By contrast, a well-planned event can signal (to politicians) that a movement has staying power. It registered when 395 people packed a Bellingham City Club meeting for a debate on the proposed Gateway Pacific Terminal. Sponsors had appears to have it greased. A bigger impression was made 2,500 people who showed up for a federal-state “scoping” hearing in Seattle.
– An agenda, not 1960′s slogans: Coalport/coal train port critics asked for an independent, comprehensive look at impacts trains will have across Washington. They wanted environmental studies to look at climate consequences of providing economical fuel to keep aging Chinese power plants in operation.
It is absurd, for instance, for the Army Corps of Engineers to limit “transportation” to the seven-mile spur line from Custer to Cherry Point in Whatcom County. Big coal, railroads and construction unions were flummoxed by a reasonable demand.
– A real coalition, not just a paper list: Seattle “coalitions” are populated by the usual suspects. A real movement gets a cross-section of recruits. Montana ranchers are not keen to see their land torn up. Firefighters worry that long trains will block waterfront access, and (with oil) that they’ll be left holding the bag when a 1960′s-vintage tanker car blows up.

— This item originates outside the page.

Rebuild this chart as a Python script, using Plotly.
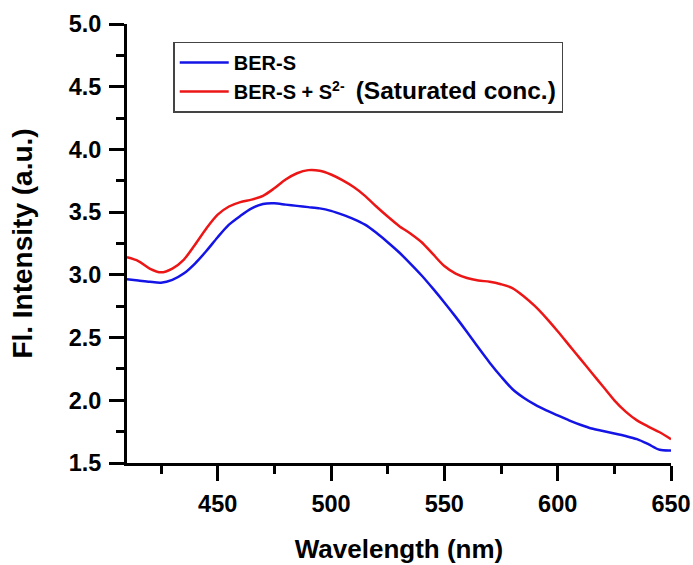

The proposed Pebble Mine, near Alaska’s Bristol Bay, shows REAL reach-out. Opposition began with greens, quickly embraced Alaska’s commercial and sport fisheries, gained backing from the powerful Bristol Bay Native Corp., expanded to Washington fishermen, and found roles for restaurant chefs and major jewelry companies.
– Political work horses, not show horses: Behind all the posturing on coal ports, state Rep. Reuven Carlyle, D-Seattle, put together letters to the feds and state laying out — precisely — potential impacts that must be known. The letters helped shape the charge given by Gov. Jay Inslee to the Department of Ecology.
With oil trains, Sen. Maria Cantwell, D-Wash., recently cornered — and treed — USDOT Secretary Anthony Foxx at a recent hearing. She delivered a message that MUST be driven home. Faux safety measures won’t cut it. Cantwell and Carlyle don’t go for whereas clauses.
– Fact and evidence, not just hyperbole: Exaggeration is a basic activist weapon, broadly deployed. It gets people riled, but has limited staying power. What’s needed are activist-experts who learn the stuff, and steep themselves in places to be impacted.
A lighter touch should be put on heavy handed manipulation of the media. Certain web sites and outlets can be counted on to spout the party line. Others aren’t content to simply be fed.
The carbon economy is coming our way — big time — with proposed coal export terminals, a big terminal to receive oil trains (in Vancouver, Wash.), coal and oil trains taking over the rails, plus pipeline terminals and oil export ports in British Columbia.
It’s not going to be turned back by sit-ins or Council resolutions in a city with less than 10 percent of Washington’s population.
Seattle politics is sandlot. What we’re facing, and trying to influence, is a big-league challenge.